On random convex analysis -- the analytic foundation of the module approach to conditional risk measures

To provide a solid analytic foundation for the module approach to conditional risk measures, this paper establishes a complete random convex analysis over random locally convex modules by simultaneously considering the two kinds of topologies (namely the $(\varepsilon,\lambda)$--topology and the locally $L^0$-- convex topology).
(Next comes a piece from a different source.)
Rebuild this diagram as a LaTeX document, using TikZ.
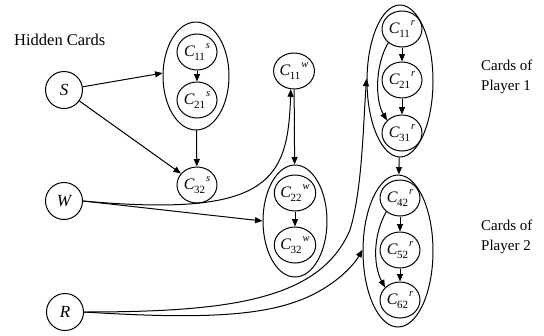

Then, we make use of the advantage of the $(\varepsilon,\lambda)$--topology and grasp the local property of $L^0$--convex conditional risk measures to prove that every $L^{0}$--convex $L^{p}$--conditional risk measure ($1\leq p\leq+\infty$) can be uniquely extended to an $L^{0}$--convex $L^{p}_{\mathcal{F}}(\mathcal{E})$--conditional risk measure and that the dual representation theorem of the former can also be regarded as a special case of that of the latter, which shows that the study of $L^p$--conditional risk measures can be incorporated into that of $L^{p}_{\mathcal{F}}(\mathcal{E})$--conditional risk measures. In particular, in the process we find that combining the countable concatenation hull of a set and the local property of conditional risk measures is a very useful analytic skill that may considerably simplify and improve the study of $L^{0}$--convex conditional risk measures.